Can someone demonstrate the multiplication of two $4\times 4$ matrices using Strassen's algorithm? I don't understand when to stop partitioning the matrices.
We first partition the two $4\times 4$ matrices into four $2\times 2$ submatrices. Is that where we stop? Or do we have to apply the same procedure recursively to the submatrices as well?
Thanks!
In the general case we would recursively divide each $n\times n$ matrix into four $\lceil n/2 \rceil \times \lceil n/2 \rceil$ matrices, adjoining a extra row and column of zeros if $n$ is odd to make the sizes of submatrices whole numbers.
The point here is that Strassen's formulas for multiplying a pair of $2\times 2$ matrices does not assume commutativity of the multiplication on the underlying entries (though it does assume multiplication distributes over addition and the usual properties of addition).
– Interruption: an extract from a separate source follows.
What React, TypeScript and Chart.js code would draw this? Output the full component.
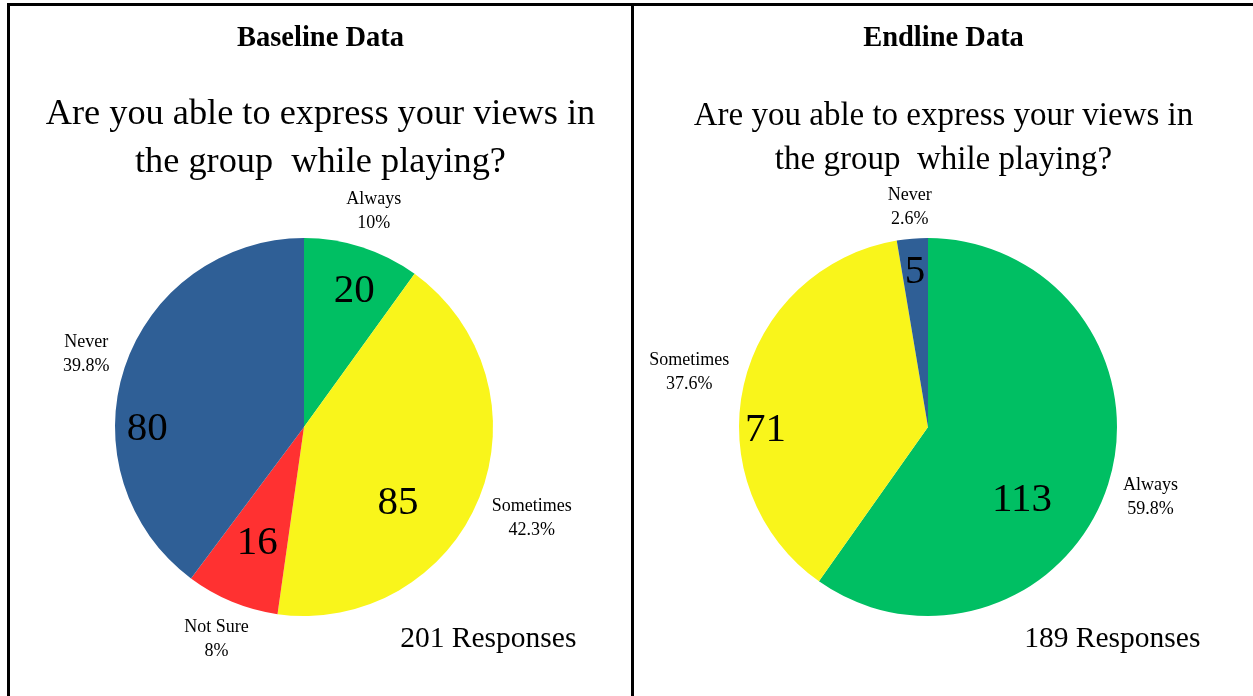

It is therefore valid even when the "entries" of the $2\times 2$ matrices are themselves block submatrices.
The simplest case to illustrate this is multiplication of two $4\times 4$ matrices:
$$ \begin{pmatrix} A & B \\ C & D \end{pmatrix} \begin{pmatrix} E & F \\ G & H \end{pmatrix} $$
where $A,B,C,D,E,F,G,H$ are each $2\times 2$ submatrices.
Strassen's algorithm can then be applied recursively. At the top level we want to form these seven products of $2\times 2$ matrices:
$$ \begin{align*} M_1 &= (A+D)(E+H) \\ M_2 &= (C+D)E \\ M_3 &= A(F-H) \\ M_4 &= D(G-E) \\ M_5 &= (A+B)H \\ M_6 &= (C-A)(E+F) \\ M_7 &= (B-D)(G+H) \end{align*} $$
From these the top-level product can be expressed:
$$ \begin{pmatrix} M_1 + M_4 - M_5 + M_7 & M_3 + M_5 \\ M_2 + M_4 & M_1 - M_2 + M_3 + M_6 \end{pmatrix} $$
The interested Reader should verify for themselves that when $A$ through $H$ are scalars, the result agrees with the usual row and column operations. The only thing one needs for the general proof is careful checking that no multiplication of the individual entries is assumed to commute when verifying that agreement.
For simplicity let's check just that the upper right corner gives $AF+BH$:
$$ \begin{align*} M_3 + M_5 &= A(F-H) + (A+B)H \\ &= (AF - AH) + (AH + BH) \\ &= AF + BH \end{align*} $$
It follows that the formulas are valid in particular when $A$ through $H$ are the $2\times 2$ matrices defined above.